Alex Timm: I’d say we really like our partnerships channel. And the way we think about it is that, we’re going to continue to build that channel. We know through our technology and ability to offer a seamless embedded quote that we believe that’s very differentiated and we have seen that channel grow, you’re writing 68% year-over-year. That’s from a smaller base than Direct. So sometimes it’s a little harder to see. But that’s been very consistent growth and we sort of anticipate that to continue into the future and we really like that channel because of that consistency. On Direct, we think the most intelligent way to manage that business is to constantly look at any sort of changes and whether that’s competitive dynamics, seasonality, what have you and constantly making sure that our data science models are never overpaying for a customer and that we’re always paying the right price and making sure that we’re always hitting our return targets.
And so I think Direct will continue to grow long-term, but it just may be a little bit more exposed to quarterly fluctuations. And we accept those fluctuations because we think that’s the right thing to do for the long-term of the business. But make no mistake, we are very passionate about growing both of these channels long-term.
Hristian Getsov: Gotcha. And then for my second question, I guess, the — with the significant kind of growth in the PIF count over the last two, three quarters, has there been any dramatic shift in terms of your demographic built within the portfolio, as like, I don’t know if you have a little bit more outsized exposure to like certain states or a certain age group. Like has anything shifted over the last couple of quarters, just given the huge growth?
Alex Timm: I’d say we’ve continued to iterate on underwriting and pricing. And so when you look at the mix shift, it’s subtle, but I would say, it’s probably more towards what would classically be defined as a preferred customer segment, slightly higher retaining, slightly higher credit. Sort of as we continue to iterate on our pricing models, we are starting to pick up more and more of that customer segment. But that’s really the big changes, I would say, in the demographic mix.
Hristian Getsov: Gotcha. And just one more quick clarification one. So I understand the growth was slow in the Q2 versus the Q1, but in terms of PIF count, I’m guessing you guys are still looking for some growth there. Maybe not the 20% to 30% we saw in the back half of last year, but you guys are still expecting to see some growth, right?
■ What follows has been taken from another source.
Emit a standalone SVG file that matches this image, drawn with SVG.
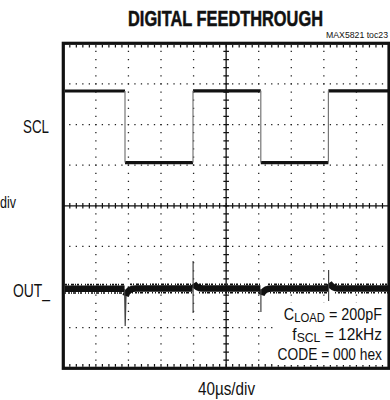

Alex Timm: We’re really happy with our PIF growth year-to-date, and again, we’re going to constantly monitor the environment to look at how that evolves. And if the right thing for the business is to keep PIF flat, that’s what we will be doing. We certainly believe that we can grow the business long-term and are going to continue to look to do that. But we’re not going to be providing quarterly PIF guidance.
Hristian Getsov: Okay. I appreciate it. Congrats on the quarter.
Alex Timm: Thanks.
Operator: [Operator Instructions] And your next question comes from the line of Matt Carletti with Citizen JMP. Please go ahead.
Matt Carletti: Hey. Thanks. Good afternoon. I just had a question on the fee income line. It’s grown really nicely over the past five, six quarters, multiples. And if you look — even if you look at it on a percentage of premium, it’s kind of done the same, right? Becoming a bigger and bigger percentage of premiums. Can you just kind of peel back the onion a little bit and kind of tell us what’s happened in there and what we might expect going forward?
Alex Timm: Yeah. Sure. Yeah. I’d say when you go back a year or so ago, when we started to re-look at our forms and look at our filing, we really had — we were off the market in terms of fees. There was lots of fees that we just weren’t charging that really the market was and so we began to introduce those. And we think that that’s really beneficial because as we move more towards fee revenue and out of premium revenue as we do that, there’s a lot of benefits to that. There’s lower premium tax, et cetera, on that. So I think we’ve largely done all of those filings. So I think we’re largely at where you’re going to see us stay. I don’t think there’s any other big movements up as a percentage of premium in that line item. But I do think this is roughly at a new normal.
Matt Carletti: Great. Very helpful. Thank you.
Alex Timm: Thanks.
Operator: With that, I’ll hand the call back to Alex for any closing remarks.
Alex Timm: Listen, thank you everybody for joining today. We look forward to continue to execute and to continue to talk to you guys about the future of our company. Appreciate it.
Operator: That will conclude today’s meeting. Thank you all for joining. You may now disconnect.